Source material —
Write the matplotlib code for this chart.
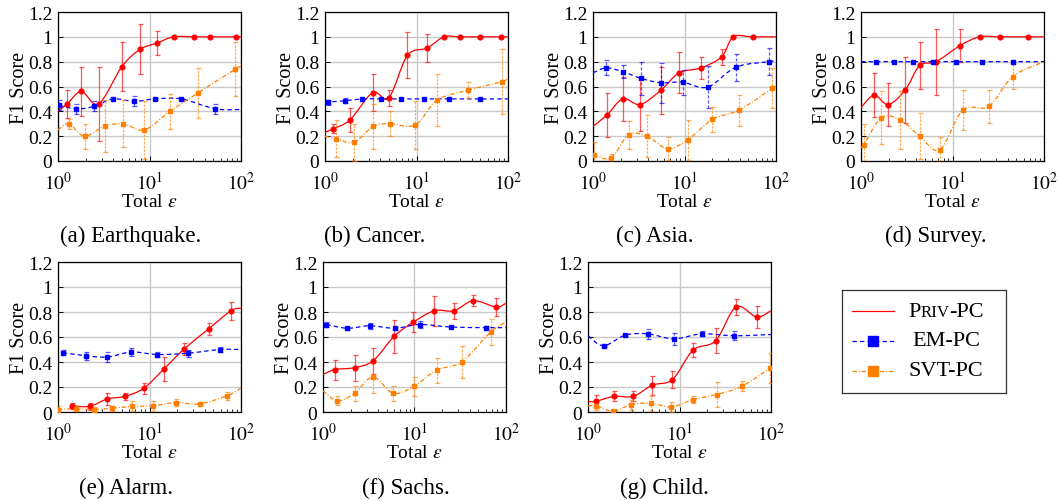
import numpy as np
import matplotlib
matplotlib.use("Agg")
import matplotlib.pyplot as plt
from matplotlib.path import Path
from matplotlib.patches import PathPatch
from matplotlib.lines import Line2D
from matplotlib.offsetbox import TextArea, HPacker, AnnotationBbox
from matplotlib.ticker import FixedLocator, FixedFormatter, LogLocator, NullFormatter

plt.rcParams['font.family'] = ['Liberation Serif', 'DejaVu Serif']
plt.rcParams['mathtext.fontset'] = 'stix'

# ---------------- data: (total epsilon, F1 score, error); error None = curve end only
eq_priv = [(1, 0.40, None), (1.26, 0.46, 0.11), (1.80, 0.56, 0.20), (2.78, 0.46, 0.30), (4.99, 0.76, 0.20),
           (7.91, 0.90, 0.20), (12.1, 0.95, 0.10), (18.3, 1.0, 0), (30.5, 1.0, 0), (45.9, 1.0, 0), (88.2, 1.0, 0), (100, 1.0, None)]
eq_em = [(1.025, 0.45, 0.04), (1.585, 0.42, 0.04), (2.47, 0.44, 0.04), (3.98, 0.50, 0), (6.81, 0.48, 0.04),
         (11.5, 0.50, 0.01), (22.2, 0.50, 0.01), (52.4, 0.42, 0.04), (100, 0.415, None)]
eq_svt = [(1, 0.25, None), (1.31, 0.30, 0.04), (1.95, 0.20, 0.10), (3.23, 0.28, 0.21), (5.16, 0.30, 0.19),
          (8.76, 0.25, 0.23), (16.7, 0.40, 0.14), (34.2, 0.55, 0.20), (86.7, 0.74, 0.22), (100, 0.76, None)]

ca_priv = [(1, 0.23, None), (1.23, 0.26, 0.035), (1.87, 0.33, 0.10), (3.31, 0.55, 0.15), (4.99, 0.51, 0.065),
           (7.97, 0.85, 0.185), (13.1, 0.91, 0.11), (19.9, 1.0, 0), (29.7, 1.0, 0), (49.9, 1.0, 0), (84.6, 1.0, 0), (100, 1.0, None)]
ca_em = [(1, 0.47, None), (1.08, 0.475, 0.02), (1.64, 0.485, 0.02), (2.55, 0.50, 0), (4.08, 0.50, 0), (6.75, 0.50, 0),
         (12.0, 0.50, 0), (22.6, 0.50, 0), (49.9, 0.50, 0), (100, 0.50, None)]
ca_svt = [(1, 0.20, None), (1.32, 0.18, 0.15), (2.07, 0.15, 0.15), (3.37, 0.28, 0.18), (5.13, 0.30, 0.10),
          (9.73, 0.29, 0.19), (16.7, 0.49, 0.21), (36.3, 0.57, 0.065), (86.7, 0.64, 0.26), (100, 0.67, None)]

as_priv = [(1, 0.28, None), (1.42, 0.37, 0.175), (2.12, 0.50, 0.175), (3.28, 0.455, 0.21), (5.52, 0.57, 0.19),
           (8.75, 0.71, 0.165), (15.2, 0.75, 0.09), (25.5, 0.84, 0.065), (34.2, 1.0, 0), (55.6, 1.0, 0), (100, 1.0, None)]
as_em = [(1, 0.71, None), (1.39, 0.75, 0.06), (2.11, 0.72, 0.05), (3.37, 0.665, 0.13), (5.52, 0.63, 0.16),
         (9.53, 0.635, 0.10), (17.9, 0.595, 0.17), (36.3, 0.755, 0.11), (84.1, 0.80, 0.11), (100, 0.805, None)]
as_svt = [(1.02, 0.05, 0.10), (1.57, 0.025, 0.03), (2.45, 0.21, 0.11), (3.88, 0.20, 0.17), (6.53, 0.10, 0.09),
          (10.85, 0.17, 0.16), (20.2, 0.335, 0.10), (39.5, 0.41, 0.125), (91, 0.585, 0.16), (100, 0.60, None)]

su_priv = [(1, 0.43, None), (1.39, 0.53, 0.175), (1.99, 0.455, 0.175), (3.06, 0.575, 0.265), (4.39, 0.77, 0.19),
           (6.62, 0.80, 0.265), (12.1, 0.93, 0.13), (19.9, 1.0, 0), (33, 1.0, 0), (66.8, 1.0, 0), (100, 1.0, None)]
su_em = [(1, 0.80, None), (1.45, 0.80, 0), (2.28, 0.80, 0), (3.68, 0.80, 0), (6.1, 0.80, 0), (10.8, 0.80, 0),
         (20.8, 0.80, 0), (46.0, 0.80, 0), (100, 0.80, None)]
su_svt = [(1, 0.11, None), (1.07, 0.13, 0.165), (1.67, 0.35, 0.21), (2.67, 0.33, 0.235), (4.39, 0.20, 0.185),
          (7.28, 0.09, 0.10), (12.96, 0.41, 0.16), (24.9, 0.44, 0.135), (45.5, 0.68, 0.10), (100, 0.80, None)]

al_priv = [(1.44, 0.05, 0.025), (2.22, 0.045, 0.03), (3.47, 0.105, 0.05), (5.37, 0.125, 0.03), (8.67, 0.19, 0.045),
           (14.4, 0.345, 0.095), (24.0, 0.505, 0.05), (44.3, 0.665, 0.045), (77.8, 0.81, 0.07), (100, 0.83, None)]
al_em = [(1.13, 0.475, 0.02), (2.01, 0.45, 0.03), (3.47, 0.44, 0.04), (6.35, 0.48, 0.03), (12.2, 0.46, 0.02),
         (26.1, 0.47, 0.03), (59.1, 0.50, 0.02), (100, 0.50, None)]
al_svt = [(1, 0.02, 0.03), (1.56, 0.025, 0.02), (2.48, 0.02, 0.02), (3.9, 0.03, 0.02), (6.42, 0.045, 0.04),
          (10.8, 0.05, 0.04), (19.3, 0.075, 0.03), (35.6, 0.065, 0.01), (70.4, 0.13, 0.03), (100, 0.19, None)]

sa_priv = [(1, 0.30, None), (1.36, 0.34, 0.08), (2.22, 0.355, 0.105), (3.53, 0.41, 0.105), (5.99, 0.605, 0.135),
           (9.75, 0.72, 0.08), (16.5, 0.81, 0.12), (27.0, 0.81, 0.065), (43.9, 0.89, 0.045), (77.8, 0.84, 0.07), (100, 0.87, None)]
sa_em = [(1.09, 0.70, 0.02), (1.85, 0.67, 0.01), (3.24, 0.69, 0.025), (6.1, 0.67, 0.01), (11.4, 0.70, 0.03),
         (24.8, 0.68, 0), (60.6, 0.675, 0.01), (100, 0.675, None)]
sa_svt = [(1, 0.17, None), (1.44, 0.09, 0.035), (2.22, 0.15, 0.06), (3.53, 0.28, 0.13), (5.84, 0.15, 0.06),
          (9.84, 0.205, 0.075), (17.4, 0.335, 0.10), (32.7, 0.40, 0.13), (67.9, 0.64, 0.105), (100, 0.72, None)]

ch_priv = [(1, 0.085, None), (1.21, 0.085, 0.05), (1.93, 0.125, 0.04), (3.11, 0.125, 0.04), (5.06, 0.215, 0.075),
           (8.38, 0.26, 0.065), (14.1, 0.495, 0.055), (24.8, 0.57, 0.10), (41.4, 0.84, 0.065), (69.7, 0.76, 0.085), (100, 0.81, None)]
ch_em = [(1, 0.61, None), (1.48, 0.53, 0.01), (2.56, 0.615, 0.01), (4.54, 0.625, 0.04), (8.7, 0.585, 0.05),
         (17.4, 0.625, 0.02), (39.4, 0.61, 0.035), (100, 0.62, None)]
ch_svt = [(1, 0.05, None), (1.23, 0.05, 0.03), (1.88, 0.005, 0.01), (2.98, 0.06, 0.04), (4.94, 0.07, 0.06),
          (8.17, 0.04, 0.04), (14.1, 0.10, 0.03), (25.4, 0.14, 0.10), (47.7, 0.205, 0.04), (97, 0.35, 0.12), (100, 0.36, None)]

captions = ["(a) Earthquake.", "(b) Cancer.", "(c) Asia.", "(d) Survey.", "(e) Alarm.", "(f) Sachs.", "(g) Child."]
datasets = [(eq_priv, eq_em, eq_svt), (ca_priv, ca_em, ca_svt), (as_priv, as_em, as_svt), (su_priv, su_em, su_svt),
            (al_priv, al_em, al_svt), (sa_priv, sa_em, sa_svt), (ch_priv, ch_em, ch_svt)]
legend_labels = ["Priv-PC", "EM-PC", "SVT-PC"]
y_ticks = [0, 0.2, 0.4, 0.6, 0.8, 1.0, 1.2]
y_tick_labels = ["0", "0.2", "0.4", "0.6", "0.8", "1", "1.2"]
x_ticks = [1, 10, 100]
x_tick_labels = [r"$10^{0}$", r"$10^{1}$", r"$10^{2}$"]

# ---------------- styles
RED, BLUE, ORANGE = "#ff0000", "#0000ff", "#ff8000"
styles = [
    dict(color=RED, ls="-", marker="o", ms=3.4, els="-"),
    dict(color=BLUE, ls=(0, (3.5, 2.5)), marker="s", ms=2.9, els=(0, (2.5, 1.5))),
    dict(color=ORANGE, ls=(0, (3.5, 1.5, 0.8, 1.5)), marker="s", ms=2.9, els=(0, (2.0, 1.0))),
]

W, H = 1058, 502
fig = plt.figure(figsize=(W / 100, H / 100), dpi=100)

lefts_top = [58, 325, 593, 861]
lefts_bot = [58, 323, 588]
AW = 183
positions = [(l, 13, 149) for l in lefts_top] + [(l, 263, 150) for l in lefts_bot]
caption_x = [131, 375, 655, 936, 126, 406, 664]

TICK_FS = 14
LABEL_FS = 14
CAP_FS = 16.5


def smooth_path(xs, ys, k=0.17):
    # bezier control points built in log-x / linear-y space scaled like the axes box
    aw, ah = AW, 149.0
    px = np.log10(np.asarray(xs, float)) * aw / 2.0
    py = np.asarray(ys, float) * ah / 1.2
    n = len(px)
    P = np.column_stack([px, py])
    T = np.zeros_like(P)
    for i in range(n):
        if i == 0:
            T[i] = P[1] - P[0]
        elif i == n - 1:
            T[i] = P[-1] - P[-2]
        else:
            T[i] = P[i + 1] - P[i - 1]
    verts = [P[0]]
    codes = [Path.MOVETO]
    for i in range(n - 1):
        c1 = P[i] + k * T[i]
        c2 = P[i + 1] - k * T[i + 1]
        verts += [c1, c2, P[i + 1]]
        codes += [Path.CURVE4] * 3
    V = np.array(verts)
    V[:, 0] = 10 ** (V[:, 0] * 2.0 / aw)
    V[:, 1] = V[:, 1] * 1.2 / ah
    return Path(V, codes)


for idx, (ser, cap) in enumerate(zip(datasets, captions)):
    l, t, h = positions[idx]
    ax = fig.add_axes([l / W, 1 - (t + h) / H, AW / W, h / H])
    ax.set_xscale("log")
    ax.set_xlim(1, 100)
    ax.set_ylim(0, 1.2)
    ax.set_axisbelow(True)
    ax.yaxis.set_major_locator(FixedLocator(y_ticks))
    ax.yaxis.set_major_formatter(FixedFormatter(y_tick_labels))
    ax.xaxis.set_major_locator(FixedLocator(x_ticks))
    ax.xaxis.set_major_formatter(FixedFormatter(x_tick_labels))
    ax.xaxis.set_minor_locator(LogLocator(base=10, subs=np.arange(2, 10)))
    ax.xaxis.set_minor_formatter(NullFormatter())
    ax.grid(True, which="major", color="#c8c8c8", lw=1.0)
    ax.tick_params(which="both", direction="in", labelsize=TICK_FS)
    ax.tick_params(axis="x", pad=7)
    ax.tick_params(axis="y", pad=4)
    ax.tick_params(which="major", length=3.5, width=0.7)
    ax.tick_params(which="minor", length=2.0, width=0.6)
    for s in ax.spines.values():
        s.set_linewidth(0.9)
    ax.set_xlabel(r"Total $\epsilon$", fontsize=LABEL_FS, labelpad=0)
    ax.set_ylabel("F1 Score", fontsize=LABEL_FS + 0.5, labelpad=-1)

    for data, st in zip(ser, styles):
        xs = [d[0] for d in data]
        ys = [d[1] for d in data]
        patch = PathPatch(smooth_path(xs, ys), facecolor="none", edgecolor=st["color"], lw=0.9,
                          linestyle=st["ls"], transform=ax.transData, zorder=3)
        ax.add_patch(patch)
        mx = [d[0] for d in data if d[2] is not None]
        my = [d[1] for d in data if d[2] is not None]
        ex = [d[0] for d in data if d[2]]
        ey = [d[1] for d in data if d[2]]
        ee = [d[2] for d in data if d[2]]
        if ex:
            eb = ax.errorbar(ex, ey, yerr=ee, fmt="none", ecolor=st["color"], elinewidth=0.9,
                             capsize=1.8, capthick=0.9, alpha=0.65, zorder=3)
            for lc in eb[2]:
                lc.set_linestyle(st["els"])
        ax.plot(mx, my, linestyle="none", marker=st["marker"], ms=st["ms"], color=st["color"],
                mec=st["color"], zorder=4)
    ax.set_xlim(1, 100)
    ax.set_ylim(0, 1.2)
    cap_y = 236 if idx < 4 else 488
    fig.text(caption_x[idx] / W, 1 - cap_y / H, cap, ha="center", va="center", fontsize=CAP_FS)

# ---------------- legend (manual, to allow small caps and centred labels)
lx0, ly0, lx1, ly1 = 842, 291, 1006, 394
lax = fig.add_axes([lx0 / W, 1 - ly1 / H, (lx1 - lx0) / W, (ly1 - ly0) / H])
lax.set_xlim(0, 1)
lax.set_ylim(0, 1)
lax.set_xticks([])
lax.set_yticks([])
for s in lax.spines.values():
    s.set_linewidth(0.9)
    s.set_color("#333333")
rows = [0.795, 0.505, 0.215]
LEG_FS = 16
for st, yy, lab in zip(styles, rows, legend_labels):
    lax.add_line(Line2D([0.06, 0.32], [yy, yy], color=st["color"], lw=0.9, linestyle=st["ls"]))
    if st["marker"] == "s":
        lax.add_line(Line2D([0.19], [yy], color=st["color"], marker="s", ms=6.5, linestyle="none"))
    if lab == "Priv-PC":
        parts = [TextArea("P", textprops=dict(fontsize=LEG_FS)),
                 TextArea("RIV", textprops=dict(fontsize=LEG_FS * 0.76)),
                 TextArea("-PC", textprops=dict(fontsize=LEG_FS))]
        box = HPacker(children=parts, align="baseline", pad=0, sep=0)
        ab = AnnotationBbox(box, (0.635, yy), xycoords=lax.transAxes, frameon=False,
                            box_alignment=(0.5, 0.5), pad=0)
        lax.add_artist(ab)
    else:
        lax.text(0.635, yy, lab, ha="center", va="center", fontsize=LEG_FS, transform=lax.transAxes)

fig.savefig("out.png", dpi=100)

Your instructions —
Repeat only the lines from the beginning of the material through the line containing "(100, 0.76, None)]", both ends kept, leaving pictures out.

The output —
Write the matplotlib code for this chart.
import numpy as np
import matplotlib
matplotlib.use("Agg")
import matplotlib.pyplot as plt
from matplotlib.path import Path
from matplotlib.patches import PathPatch
from matplotlib.lines import Line2D
from matplotlib.offsetbox import TextArea, HPacker, AnnotationBbox
from matplotlib.ticker import FixedLocator, FixedFormatter, LogLocator, NullFormatter

plt.rcParams['font.family'] = ['Liberation Serif', 'DejaVu Serif']
plt.rcParams['mathtext.fontset'] = 'stix'

# ---------------- data: (total epsilon, F1 score, error); error None = curve end only
eq_priv = [(1, 0.40, None), (1.26, 0.46, 0.11), (1.80, 0.56, 0.20), (2.78, 0.46, 0.30), (4.99, 0.76, 0.20),
           (7.91, 0.90, 0.20), (12.1, 0.95, 0.10), (18.3, 1.0, 0), (30.5, 1.0, 0), (45.9, 1.0, 0), (88.2, 1.0, 0), (100, 1.0, None)]
eq_em = [(1.025, 0.45, 0.04), (1.585, 0.42, 0.04), (2.47, 0.44, 0.04), (3.98, 0.50, 0), (6.81, 0.48, 0.04),
         (11.5, 0.50, 0.01), (22.2, 0.50, 0.01), (52.4, 0.42, 0.04), (100, 0.415, None)]
eq_svt = [(1, 0.25, None), (1.31, 0.30, 0.04), (1.95, 0.20, 0.10), (3.23, 0.28, 0.21), (5.16, 0.30, 0.19),
          (8.76, 0.25, 0.23), (16.7, 0.40, 0.14), (34.2, 0.55, 0.20), (86.7, 0.74, 0.22), (100, 0.76, None)]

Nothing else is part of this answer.